## Goal of the exercise
Can you copy out the data exactly? Leave the images out.

════════════════

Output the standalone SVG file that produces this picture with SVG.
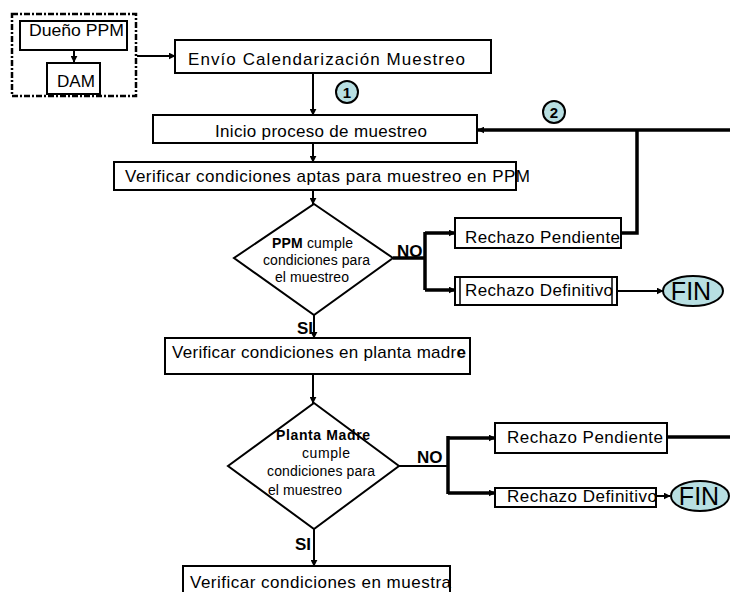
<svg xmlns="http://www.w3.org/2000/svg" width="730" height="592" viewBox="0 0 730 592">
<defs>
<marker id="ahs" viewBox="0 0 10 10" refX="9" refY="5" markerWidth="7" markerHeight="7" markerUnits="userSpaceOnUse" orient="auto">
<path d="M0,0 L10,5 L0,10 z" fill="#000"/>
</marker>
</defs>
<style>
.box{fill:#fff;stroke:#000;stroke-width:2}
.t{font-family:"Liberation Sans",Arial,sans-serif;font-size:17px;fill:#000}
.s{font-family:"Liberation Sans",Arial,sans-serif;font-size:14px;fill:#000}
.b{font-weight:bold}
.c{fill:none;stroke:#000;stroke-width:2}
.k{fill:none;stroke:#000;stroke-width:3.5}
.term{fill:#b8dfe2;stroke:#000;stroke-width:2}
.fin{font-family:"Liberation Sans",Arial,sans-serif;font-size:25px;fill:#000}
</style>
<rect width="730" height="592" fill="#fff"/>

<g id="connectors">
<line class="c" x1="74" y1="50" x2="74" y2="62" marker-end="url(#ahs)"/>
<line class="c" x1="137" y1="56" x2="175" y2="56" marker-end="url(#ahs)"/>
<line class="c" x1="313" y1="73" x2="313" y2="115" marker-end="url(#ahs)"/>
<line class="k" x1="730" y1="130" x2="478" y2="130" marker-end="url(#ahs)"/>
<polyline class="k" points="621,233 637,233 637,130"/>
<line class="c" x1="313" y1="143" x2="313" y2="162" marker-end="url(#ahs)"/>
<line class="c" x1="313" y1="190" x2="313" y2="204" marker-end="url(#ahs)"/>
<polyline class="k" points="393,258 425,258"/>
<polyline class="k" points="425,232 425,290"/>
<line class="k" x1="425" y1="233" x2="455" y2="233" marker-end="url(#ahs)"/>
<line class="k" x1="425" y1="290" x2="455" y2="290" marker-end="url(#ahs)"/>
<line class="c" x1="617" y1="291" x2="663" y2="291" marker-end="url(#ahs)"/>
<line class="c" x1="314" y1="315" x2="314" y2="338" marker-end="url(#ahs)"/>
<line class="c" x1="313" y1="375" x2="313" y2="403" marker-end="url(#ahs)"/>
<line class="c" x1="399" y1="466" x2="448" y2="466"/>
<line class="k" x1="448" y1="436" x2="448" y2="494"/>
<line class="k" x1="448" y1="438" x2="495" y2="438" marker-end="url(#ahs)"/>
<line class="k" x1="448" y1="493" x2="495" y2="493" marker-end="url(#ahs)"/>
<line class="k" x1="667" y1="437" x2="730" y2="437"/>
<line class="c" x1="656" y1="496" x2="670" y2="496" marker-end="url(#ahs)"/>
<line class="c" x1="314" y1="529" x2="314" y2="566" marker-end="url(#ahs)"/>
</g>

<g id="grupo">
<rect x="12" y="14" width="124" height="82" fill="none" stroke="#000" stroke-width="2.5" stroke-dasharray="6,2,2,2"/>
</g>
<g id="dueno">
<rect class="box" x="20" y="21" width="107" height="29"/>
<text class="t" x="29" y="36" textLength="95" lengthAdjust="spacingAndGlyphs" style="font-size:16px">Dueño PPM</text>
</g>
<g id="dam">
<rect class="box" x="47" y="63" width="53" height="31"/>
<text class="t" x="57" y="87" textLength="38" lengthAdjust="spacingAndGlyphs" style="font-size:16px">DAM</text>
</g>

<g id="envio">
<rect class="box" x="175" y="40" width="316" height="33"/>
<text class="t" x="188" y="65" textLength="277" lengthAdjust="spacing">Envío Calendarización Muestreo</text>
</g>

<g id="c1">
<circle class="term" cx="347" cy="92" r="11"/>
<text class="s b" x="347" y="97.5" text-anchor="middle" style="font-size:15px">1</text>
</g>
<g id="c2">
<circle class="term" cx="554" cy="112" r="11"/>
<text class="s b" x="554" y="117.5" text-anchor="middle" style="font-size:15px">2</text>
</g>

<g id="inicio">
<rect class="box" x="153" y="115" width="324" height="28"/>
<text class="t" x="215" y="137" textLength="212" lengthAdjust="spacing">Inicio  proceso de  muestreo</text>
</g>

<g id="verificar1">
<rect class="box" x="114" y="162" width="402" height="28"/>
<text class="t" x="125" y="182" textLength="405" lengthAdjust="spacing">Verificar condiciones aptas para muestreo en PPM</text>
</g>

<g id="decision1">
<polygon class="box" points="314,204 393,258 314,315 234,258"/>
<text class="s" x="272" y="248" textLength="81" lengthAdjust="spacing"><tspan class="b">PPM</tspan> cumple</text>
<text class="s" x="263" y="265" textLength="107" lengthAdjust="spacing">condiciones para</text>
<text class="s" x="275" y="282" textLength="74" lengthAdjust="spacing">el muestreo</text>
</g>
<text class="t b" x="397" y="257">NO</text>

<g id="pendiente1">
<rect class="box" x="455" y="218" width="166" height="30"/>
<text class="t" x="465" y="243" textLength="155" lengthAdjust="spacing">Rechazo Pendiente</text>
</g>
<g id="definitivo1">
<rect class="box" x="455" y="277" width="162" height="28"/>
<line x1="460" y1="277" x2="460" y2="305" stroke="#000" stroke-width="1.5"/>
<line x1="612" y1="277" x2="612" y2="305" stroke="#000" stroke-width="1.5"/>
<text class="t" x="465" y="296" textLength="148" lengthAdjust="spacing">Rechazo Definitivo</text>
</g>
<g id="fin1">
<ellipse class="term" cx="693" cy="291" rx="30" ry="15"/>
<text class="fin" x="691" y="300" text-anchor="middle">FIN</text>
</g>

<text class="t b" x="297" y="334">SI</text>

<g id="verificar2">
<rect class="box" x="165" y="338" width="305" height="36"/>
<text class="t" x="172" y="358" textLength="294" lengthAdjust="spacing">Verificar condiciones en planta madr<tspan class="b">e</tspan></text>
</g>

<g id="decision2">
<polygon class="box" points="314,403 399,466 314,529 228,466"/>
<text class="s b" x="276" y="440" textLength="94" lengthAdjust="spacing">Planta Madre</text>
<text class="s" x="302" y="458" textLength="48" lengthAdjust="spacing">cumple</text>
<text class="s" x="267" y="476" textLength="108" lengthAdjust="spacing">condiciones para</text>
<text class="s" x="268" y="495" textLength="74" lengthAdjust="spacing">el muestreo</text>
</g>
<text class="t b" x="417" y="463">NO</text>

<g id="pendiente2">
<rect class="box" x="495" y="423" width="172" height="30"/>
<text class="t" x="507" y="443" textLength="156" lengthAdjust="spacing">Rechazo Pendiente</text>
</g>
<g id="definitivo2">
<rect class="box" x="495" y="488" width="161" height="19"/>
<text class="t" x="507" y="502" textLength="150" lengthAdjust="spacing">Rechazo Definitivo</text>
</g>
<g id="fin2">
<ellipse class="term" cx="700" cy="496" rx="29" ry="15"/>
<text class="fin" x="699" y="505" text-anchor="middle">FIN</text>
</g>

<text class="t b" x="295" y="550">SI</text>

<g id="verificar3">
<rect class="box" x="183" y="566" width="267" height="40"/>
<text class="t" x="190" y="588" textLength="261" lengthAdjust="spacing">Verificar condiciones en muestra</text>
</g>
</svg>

════════════════

## In response
Output the standalone SVG file that produces this picture with SVG.
<svg xmlns="http://www.w3.org/2000/svg" width="730" height="592" viewBox="0 0 730 592">
<defs>
<marker id="ahs" viewBox="0 0 10 10" refX="9" refY="5" markerWidth="7" markerHeight="7" markerUnits="userSpaceOnUse" orient="auto">
<path d="M0,0 L10,5 L0,10 z" fill="#000"/>
</marker>
</defs>
<style>
.box{fill:#fff;stroke:#000;stroke-width:2}
.t{font-family:"Liberation Sans",Arial,sans-serif;font-size:17px;fill:#000}
.s{font-family:"Liberation Sans",Arial,sans-serif;font-size:14px;fill:#000}
.b{font-weight:bold}
.c{fill:none;stroke:#000;stroke-width:2}
.k{fill:none;stroke:#000;stroke-width:3.5}
.term{fill:#b8dfe2;stroke:#000;stroke-width:2}
.fin{font-family:"Liberation Sans",Arial,sans-serif;font-size:25px;fill:#000}
</style>
<rect width="730" height="592" fill="#fff"/>

<g id="connectors">
<line class="c" x1="74" y1="50" x2="74" y2="62" marker-end="url(#ahs)"/>
<line class="c" x1="137" y1="56" x2="175" y2="56" marker-end="url(#ahs)"/>
<line class="c" x1="313" y1="73" x2="313" y2="115" marker-end="url(#ahs)"/>
<line class="k" x1="730" y1="130" x2="478" y2="130" marker-end="url(#ahs)"/>
<polyline class="k" points="621,233 637,233 637,130"/>
<line class="c" x1="313" y1="143" x2="313" y2="162" marker-end="url(#ahs)"/>
<line class="c" x1="313" y1="190" x2="313" y2="204" marker-end="url(#ahs)"/>
<polyline class="k" points="393,258 425,258"/>
<polyline class="k" points="425,232 425,290"/>
<line class="k" x1="425" y1="233" x2="455" y2="233" marker-end="url(#ahs)"/>
<line class="k" x1="425" y1="290" x2="455" y2="290" marker-end="url(#ahs)"/>
<line class="c" x1="617" y1="291" x2="663" y2="291" marker-end="url(#ahs)"/>
<line class="c" x1="314" y1="315" x2="314" y2="338" marker-end="url(#ahs)"/>
<line class="c" x1="313" y1="375" x2="313" y2="403" marker-end="url(#ahs)"/>
<line class="c" x1="399" y1="466" x2="448" y2="466"/>
<line class="k" x1="448" y1="436" x2="448" y2="494"/>
<line class="k" x1="448" y1="438" x2="495" y2="438" marker-end="url(#ahs)"/>
<line class="k" x1="448" y1="493" x2="495" y2="493" marker-end="url(#ahs)"/>
<line class="k" x1="667" y1="437" x2="730" y2="437"/>
<line class="c" x1="656" y1="496" x2="670" y2="496" marker-end="url(#ahs)"/>
<line class="c" x1="314" y1="529" x2="314" y2="566" marker-end="url(#ahs)"/>
</g>

<g id="grupo">
<rect x="12" y="14" width="124" height="82" fill="none" stroke="#000" stroke-width="2.5" stroke-dasharray="6,2,2,2"/>
</g>
<g id="dueno">
<rect class="box" x="20" y="21" width="107" height="29"/>
<text class="t" x="29" y="36" textLength="95" lengthAdjust="spacingAndGlyphs" style="font-size:16px">Dueño PPM</text>
</g>
<g id="dam">
<rect class="box" x="47" y="63" width="53" height="31"/>
<text class="t" x="57" y="87" textLength="38" lengthAdjust="spacingAndGlyphs" style="font-size:16px">DAM</text>
</g>

<g id="envio">
<rect class="box" x="175" y="40" width="316" height="33"/>
<text class="t" x="188" y="65" textLength="277" lengthAdjust="spacing">Envío Calendarización Muestreo</text>
</g>

<g id="c1">
<circle class="term" cx="347" cy="92" r="11"/>
<text class="s b" x="347" y="97.5" text-anchor="middle" style="font-size:15px">1</text>
</g>
<g id="c2">
<circle class="term" cx="554" cy="112" r="11"/>
<text class="s b" x="554" y="117.5" text-anchor="middle" style="font-size:15px">2</text>
</g>

<g id="inicio">
<rect class="box" x="153" y="115" width="324" height="28"/>
<text class="t" x="215" y="137" textLength="212" lengthAdjust="spacing">Inicio  proceso de  muestreo</text>
</g>

<g id="verificar1">
<rect class="box" x="114" y="162" width="402" height="28"/>
<text class="t" x="125" y="182" textLength="405" lengthAdjust="spacing">Verificar condiciones aptas para muestreo en PPM</text>
</g>

<g id="decision1">
<polygon class="box" points="314,204 393,258 314,315 234,258"/>
<text class="s" x="272" y="248" textLength="81" lengthAdjust="spacing"><tspan class="b">PPM</tspan> cumple</text>
<text class="s" x="263" y="265" textLength="107" lengthAdjust="spacing">condiciones para</text>
<text class="s" x="275" y="282" textLength="74" lengthAdjust="spacing">el muestreo</text>
</g>
<text class="t b" x="397" y="257">NO</text>

<g id="pendiente1">
<rect class="box" x="455" y="218" width="166" height="30"/>
<text class="t" x="465" y="243" textLength="155" lengthAdjust="spacing">Rechazo Pendiente</text>
</g>
<g id="definitivo1">
<rect class="box" x="455" y="277" width="162" height="28"/>
<line x1="460" y1="277" x2="460" y2="305" stroke="#000" stroke-width="1.5"/>
<line x1="612" y1="277" x2="612" y2="305" stroke="#000" stroke-width="1.5"/>
<text class="t" x="465" y="296" textLength="148" lengthAdjust="spacing">Rechazo Definitivo</text>
</g>
<g id="fin1">
<ellipse class="term" cx="693" cy="291" rx="30" ry="15"/>
<text class="fin" x="691" y="300" text-anchor="middle">FIN</text>
</g>

<text class="t b" x="297" y="334">SI</text>

<g id="verificar2">
<rect class="box" x="165" y="338" width="305" height="36"/>
<text class="t" x="172" y="358" textLength="294" lengthAdjust="spacing">Verificar condiciones en planta madr<tspan class="b">e</tspan></text>
</g>

<g id="decision2">
<polygon class="box" points="314,403 399,466 314,529 228,466"/>
<text class="s b" x="276" y="440" textLength="94" lengthAdjust="spacing">Planta Madre</text>
<text class="s" x="302" y="458" textLength="48" lengthAdjust="spacing">cumple</text>
<text class="s" x="267" y="476" textLength="108" lengthAdjust="spacing">condiciones para</text>
<text class="s" x="268" y="495" textLength="74" lengthAdjust="spacing">el muestreo</text>
</g>
<text class="t b" x="417" y="463">NO</text>

<g id="pendiente2">
<rect class="box" x="495" y="423" width="172" height="30"/>
<text class="t" x="507" y="443" textLength="156" lengthAdjust="spacing">Rechazo Pendiente</text>
</g>
<g id="definitivo2">
<rect class="box" x="495" y="488" width="161" height="19"/>
<text class="t" x="507" y="502" textLength="150" lengthAdjust="spacing">Rechazo Definitivo</text>
</g>
<g id="fin2">
<ellipse class="term" cx="700" cy="496" rx="29" ry="15"/>
<text class="fin" x="699" y="505" text-anchor="middle">FIN</text>
</g>

<text class="t b" x="295" y="550">SI</text>

<g id="verificar3">
<rect class="box" x="183" y="566" width="267" height="40"/>
<text class="t" x="190" y="588" textLength="261" lengthAdjust="spacing">Verificar condiciones en muestra</text>
</g>
</svg>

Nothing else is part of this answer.